Answer:
B.
Explanation:
the area of a triangle is
Area = baseline × height / 2
the baseline can be any of the 3 sides.
the height is then the perpendicular connection from the corner point opposite of the chosen line to the chosen line.
in this example the easiest approach would be to pick (x1,y1) to (x2,y1) as baseline, and the height would then be the piece of the y-axis from (0,0) to the baseline.
so, how long is the baseline ?
we need to calculate the difference between the coordinates of both corner points.
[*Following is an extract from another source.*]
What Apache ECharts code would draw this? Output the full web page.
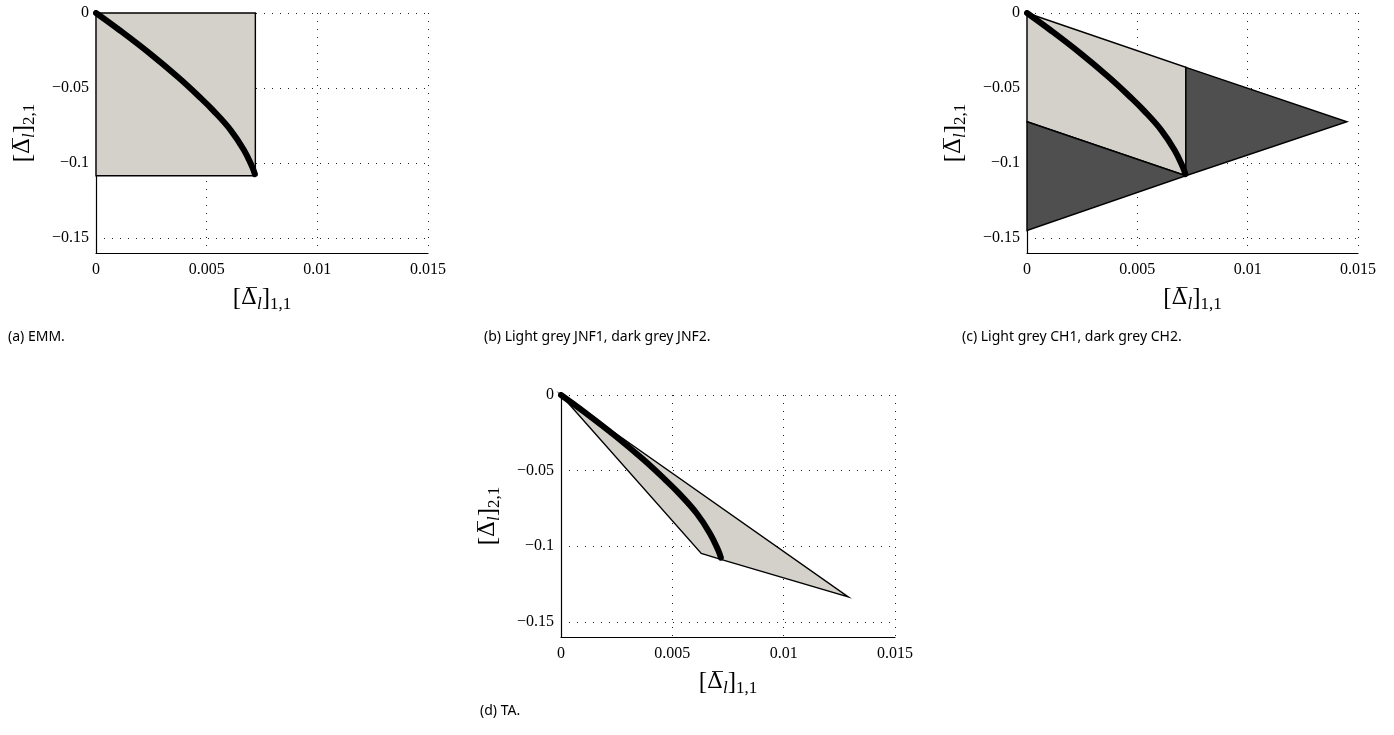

we have here an easy case, as both points have the same y value, so we only need to look at the difference in x.
baseline = x2 - x1
and the height is here simply (because of the special case) the difference of the baseline from (0,0) on the y-axis
height = y1
therefore, the area of the triangle is
Area = (x2-x1) × y1 / 2 = 1/2 × y1(x2-x1) = solution B
if the corner points and height are not so nicely aligned with the coordinate axis, then we need to calculate the distances by using Pythagoras to determine the "Hypotenuse" of the triangles created by the differences of the individual coordinates.
in our example
((x1,y1) to (x2,y1))² = (x2-x1)² + (y1-y1)² = (x2-x1)² + 0 = (x2-x1)²
and therefore
(x1,y1) to (x2,y1) = (x2-x1)
and we are back to our original solution.